The understanding of 2-D-material-based Schottky diodes is, however, incomplete. Several theoretical models have co-existed in the literature and a model is often selected a priori without rigorous justifications. It is not uncommon to see an analytical model with underlying physics fundamentally contradicting the physical properties of 2-D materials applied for analysis of a 2-D material Schottky diode.
Reporting in Physical Review Letters, researchers from the Singapore University of Technology and Design (SUTD) have made a major step forward in resolving the mysteries surrounding 2-D material Schottky diodes. By employing a rigorous theoretical analysis, they developed a new theory to describe different variants of 2-D-material-based Schottky diodes under a unifying framework. The new theory lays down a foundation that unites prior contrasting models, thus resolving a major confusion in 2-D material electronics.
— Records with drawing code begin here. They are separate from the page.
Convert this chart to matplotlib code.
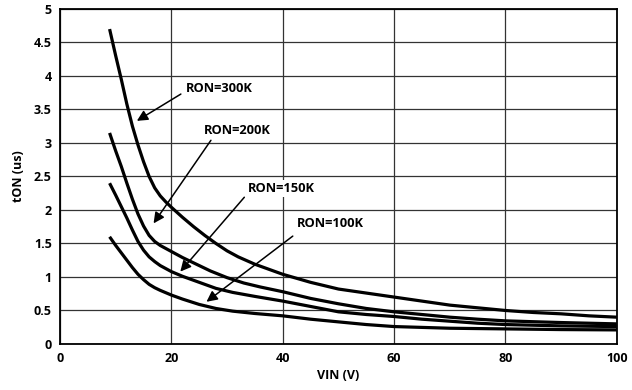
import matplotlib
matplotlib.use("Agg")
import matplotlib.pyplot as plt

plt.rcParams['font.family'] = ['Open Sans', 'DejaVu Sans']

# VIN (V) and tON (us)
vin_300k = [8.9, 10, 11, 12, 13, 14, 15, 16, 17, 18, 19, 20, 22, 24, 26, 28, 30, 32, 35, 38, 40, 45, 50, 55, 60, 65, 70, 75, 80, 85, 90, 95, 100]
ton_300k = [4.70, 4.30, 3.95, 3.58, 3.25, 2.97, 2.72, 2.50, 2.33, 2.21, 2.12, 2.04, 1.89, 1.75, 1.62, 1.50, 1.39, 1.30, 1.19, 1.10, 1.04, 0.92, 0.82, 0.76, 0.70, 0.64, 0.58, 0.54, 0.50, 0.47, 0.45, 0.42, 0.40]

vin_200k = [8.9, 10, 11, 12, 13, 14, 15, 16, 17, 18, 20, 22, 24, 27, 30, 33, 36, 40, 45, 50, 55, 60, 65, 70, 75, 80, 90, 100]
ton_200k = [3.15, 2.88, 2.65, 2.40, 2.16, 1.94, 1.76, 1.62, 1.53, 1.47, 1.38, 1.29, 1.21, 1.09, 0.99, 0.91, 0.85, 0.78, 0.68, 0.60, 0.53, 0.48, 0.44, 0.40, 0.37, 0.345, 0.32, 0.30]

vin_150k = [8.9, 10, 11, 12, 13, 14, 15, 16, 17, 18, 20, 22, 25, 28, 31, 35, 40, 45, 50, 55, 60, 65, 70, 75, 80, 90, 100]
ton_150k = [2.40, 2.22, 2.05, 1.88, 1.70, 1.53, 1.40, 1.30, 1.23, 1.17, 1.08, 1.01, 0.92, 0.83, 0.77, 0.71, 0.64, 0.56, 0.48, 0.44, 0.41, 0.37, 0.34, 0.31, 0.29, 0.27, 0.26]

vin_100k = [8.9, 10, 11, 12, 13, 14, 15, 16, 17, 18, 20, 22, 25, 28, 31, 35, 40, 45, 50, 55, 60, 70, 80, 90, 100]
ton_100k = [1.60, 1.47, 1.36, 1.25, 1.14, 1.04, 0.96, 0.89, 0.84, 0.80, 0.73, 0.67, 0.59, 0.53, 0.49, 0.455, 0.42, 0.37, 0.33, 0.29, 0.26, 0.235, 0.225, 0.215, 0.21]

labels = ["RON=300K", "RON=200K", "RON=150K", "RON=100K"]
label_pos = [(22.6, 3.82), (25.9, 3.18), (33.8, 2.32), (42.6, 1.80)]
arrow_tail = [(21.7, 3.73), (27.1, 3.04), (33.1, 2.19), (41.8, 1.61)]
arrow_head = [(13.8, 3.33), (16.8, 1.80), (21.6, 1.08), (26.3, 0.63)]

fig = plt.figure(figsize=(6.32, 3.9), dpi=100)
ax = fig.add_axes([0.095, 0.118, 0.881, 0.859])

for xs, ys in [(vin_300k, ton_300k), (vin_200k, ton_200k), (vin_150k, ton_150k), (vin_100k, ton_100k)]:
    ax.plot(xs, ys, color='black', lw=2.3, solid_capstyle='butt', solid_joinstyle='round', zorder=3)

for txt, pos, tail, head in zip(labels, label_pos, arrow_tail, arrow_head):
    ax.annotate('', xy=head, xytext=tail,
                arrowprops=dict(arrowstyle='-|>', color='black', lw=1.1, mutation_scale=16,
                                shrinkA=0, shrinkB=0), zorder=4)
    ax.text(pos[0], pos[1], txt, fontsize=9.3, fontweight='bold', ha='left', va='center',
            bbox=dict(facecolor='white', edgecolor='none', pad=1.5), zorder=5)

ax.set_xlim(0, 100)
ax.set_ylim(0, 5)
ax.set_xticks([0, 20, 40, 60, 80, 100])
ax.set_yticks([0, 0.5, 1, 1.5, 2, 2.5, 3, 3.5, 4, 4.5, 5])
ax.set_yticklabels(['0', '0.5', '1', '1.5', '2', '2.5', '3', '3.5', '4', '4.5', '5'])
ax.grid(True, color='#333333', lw=0.9)
ax.set_axisbelow(True)
ax.tick_params(length=0, labelsize=9, pad=6)
for lbl in ax.get_xticklabels() + ax.get_yticklabels():
    lbl.set_fontweight('bold')
for s in ax.spines.values():
    s.set_linewidth(1.3)

ax.set_xlabel("VIN (V)", fontsize=9, fontweight='bold', labelpad=3)
ax.set_ylabel("tON (us)", fontsize=9, fontweight='bold', labelpad=6)

fig.savefig("out.png", dpi=100)
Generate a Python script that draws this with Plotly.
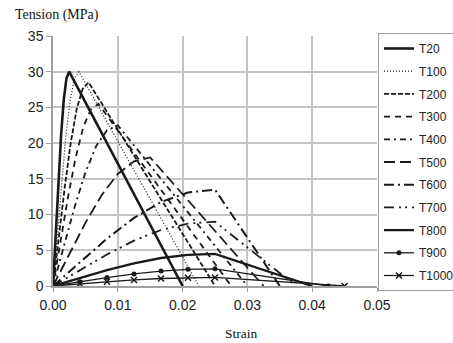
import plotly.graph_objects as go

# Strain points (ascending branch 6 steps to peak, then end strain)
names = ["T20", "T100", "T200", "T300", "T400", "T500", "T600", "T700", "T800", "T900", "T1000"]

x_T20 = [0, 0.000417, 0.000833, 0.00125, 0.001667, 0.002083, 0.0025, 0.02]
y_T20 = [0, 7.48, 14.73, 21.18, 26.13, 29.09, 30.0, 0]
x_T100 = [0, 0.000667, 0.001333, 0.002, 0.002667, 0.003333, 0.004, 0.0225]
y_T100 = [0, 7.48, 14.73, 21.18, 26.13, 29.09, 30.0, 0]
x_T200 = [0, 0.000917, 0.001833, 0.00275, 0.003667, 0.004583, 0.0055, 0.025]
y_T200 = [0, 7.11, 13.99, 20.12, 24.82, 27.63, 28.5, 0]
x_T300 = [0, 0.001167, 0.002333, 0.0035, 0.004667, 0.005833, 0.007, 0.0275]
y_T300 = [0, 6.36, 12.52, 18.0, 22.21, 24.72, 25.5, 0]
x_T400 = [0, 0.001667, 0.003333, 0.005, 0.006667, 0.008333, 0.01, 0.03]
y_T400 = [0, 5.61, 11.05, 15.88, 19.6, 21.81, 22.5, 0]
x_T500 = [0, 0.0025, 0.005, 0.0075, 0.01, 0.0125, 0.015, 0.0325]
y_T500 = [0, 4.49, 8.84, 12.71, 15.68, 17.45, 18.0, 0]
x_T600 = [0, 0.004167, 0.008333, 0.0125, 0.016667, 0.020833, 0.025, 0.035]
y_T600 = [0, 3.37, 6.63, 9.53, 11.76, 13.09, 13.5, 0]
x_T700 = [0, 0.004167, 0.008333, 0.0125, 0.016667, 0.020833, 0.025, 0.0375]
y_T700 = [0, 2.24, 4.42, 6.35, 7.84, 8.73, 9.0, 0]
x_T800 = [0, 0.004167, 0.008333, 0.0125, 0.016667, 0.020833, 0.025, 0.04]
y_T800 = [0, 1.12, 2.21, 3.18, 3.92, 4.36, 4.5, 0]
x_T900 = [0, 0.004167, 0.008333, 0.0125, 0.016667, 0.020833, 0.025, 0.0425]
y_T900 = [0, 0.6, 1.18, 1.69, 2.09, 2.33, 2.4, 0]
x_T1000 = [0, 0.004167, 0.008333, 0.0125, 0.016667, 0.020833, 0.025, 0.045]
y_T1000 = [0, 0.3, 0.59, 0.85, 1.05, 1.16, 1.2, 0]

xs = [x_T20, x_T100, x_T200, x_T300, x_T400, x_T500, x_T600, x_T700, x_T800, x_T900, x_T1000]
ys = [y_T20, y_T100, y_T200, y_T300, y_T400, y_T500, y_T600, y_T700, y_T800, y_T900, y_T1000]

x_ticks = [0, 0.01, 0.02, 0.03, 0.04, 0.05]
y_ticks = [0, 5, 10, 15, 20, 25, 30, 35]

C = "#1a1a1a"
styles = [
    dict(dash="solid", width=2.6),
    dict(dash="1px,2px", width=1.2),
    dict(dash="5px,2px", width=1.8),
    dict(dash="6px,5px", width=1.8),
    dict(dash="6px,4px,2px,4px", width=1.8),
    dict(dash="11px,5px", width=1.8),
    dict(dash="10px,4px,2px,4px", width=2.0),
    dict(dash="10px,5px,2px,4px,2px,5px", width=1.8),
    dict(dash="solid", width=2.3),
    dict(dash="solid", width=1.3),
    dict(dash="solid", width=1.3),
]
markers = [None] * 9 + [dict(symbol="circle", size=5, color=C), dict(symbol="x-thin", size=6, color=C, line=dict(color=C, width=1.5))]

fig = go.Figure()
for i, n in enumerate(names):
    mode = "lines+markers" if markers[i] else "lines"
    tr = dict(x=xs[i], y=ys[i], name=n, mode=mode, legendgroup=n,
              line=dict(color=C, width=styles[i]["width"], dash=styles[i]["dash"]))
    if markers[i]:
        tr["marker"] = markers[i]
    fig.add_trace(go.Scatter(**tr))

fig.update_layout(
    width=453, height=343,
    margin=dict(l=53, r=76, t=36, b=57, autoexpand=False),
    plot_bgcolor="white", paper_bgcolor="white",
    font=dict(family="Liberation Sans, Arial", size=14, color="#222"),
    xaxis=dict(range=[0, 0.05], tickvals=x_ticks, tickformat=".2f",
               showgrid=True, gridcolor="#c4c4c4", gridwidth=1.5,
               showline=True, linecolor="#a0a0a0", linewidth=1.5,
               ticks="outside", ticklen=4, tickcolor="#a0a0a0",
               ticklabelstandoff=1,
               zeroline=False, fixedrange=True),
    yaxis=dict(range=[0, 35], tickvals=y_ticks,
               showgrid=True, gridcolor="#c4c4c4", gridwidth=1.5,
               showline=True, linecolor="#a0a0a0", linewidth=1.5,
               ticks="outside", ticklen=5, tickcolor="#a0a0a0",
               zeroline=False, fixedrange=True),
    legend=dict(x=1.003, y=1.012, xanchor="left", yanchor="top",
                bordercolor="#a0a0a0", borderwidth=1, bgcolor="white",
                tracegroupgap=3.7, maxheight=330,
                font=dict(size=12, color="#222")),
    showlegend=True,
)
fig.add_annotation(text="Tension (MPa)", xref="paper", yref="paper", x=-0.123, y=1.084,
                   xanchor="left", yanchor="middle", showarrow=False,
                   font=dict(family="Liberation Serif, Times New Roman", size=14, color="#111"))
fig.add_annotation(text="Strain", xref="paper", yref="paper", x=0.58, y=-0.188,
                   xanchor="center", yanchor="middle", showarrow=False,
                   font=dict(family="Liberation Serif, Times New Roman", size=13.5, color="#111"))

fig.write_html("out.html")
“A particularly remarkable finding is that the electrical current flowing across a 2-D material Schottky diode follows a one-size-fits-all universal scaling law for many types of 2-D materials,” said first-author Dr. Yee Sin Ang from SUTD.
Universal scaling laws are highly valuable in physics since they provide a practical “Swiss Army knife” for uncovering the inner workings of a physical system. Universal scaling laws have appeared in many branches of physics, including semiconductors, superconductors, fluid dynamics, mechanical fractures, and even in complex systems such as animal life span, election results, transportation, and city growth.
The universal scaling law discovered by SUTD researchers dictates how electrical current varies with temperature and is widely applicable to broad classes of 2-D systems including semiconductor quantum wells, graphene, silicene, germanene, stanene, transition metal dichalcogenides and the thin films of topological solids.
“The simple mathematical form of the scaling law is particularly useful for applied scientists and engineers in developing novel 2-D material electronics,” said co-author Prof. Hui Ying Yang from SUTD.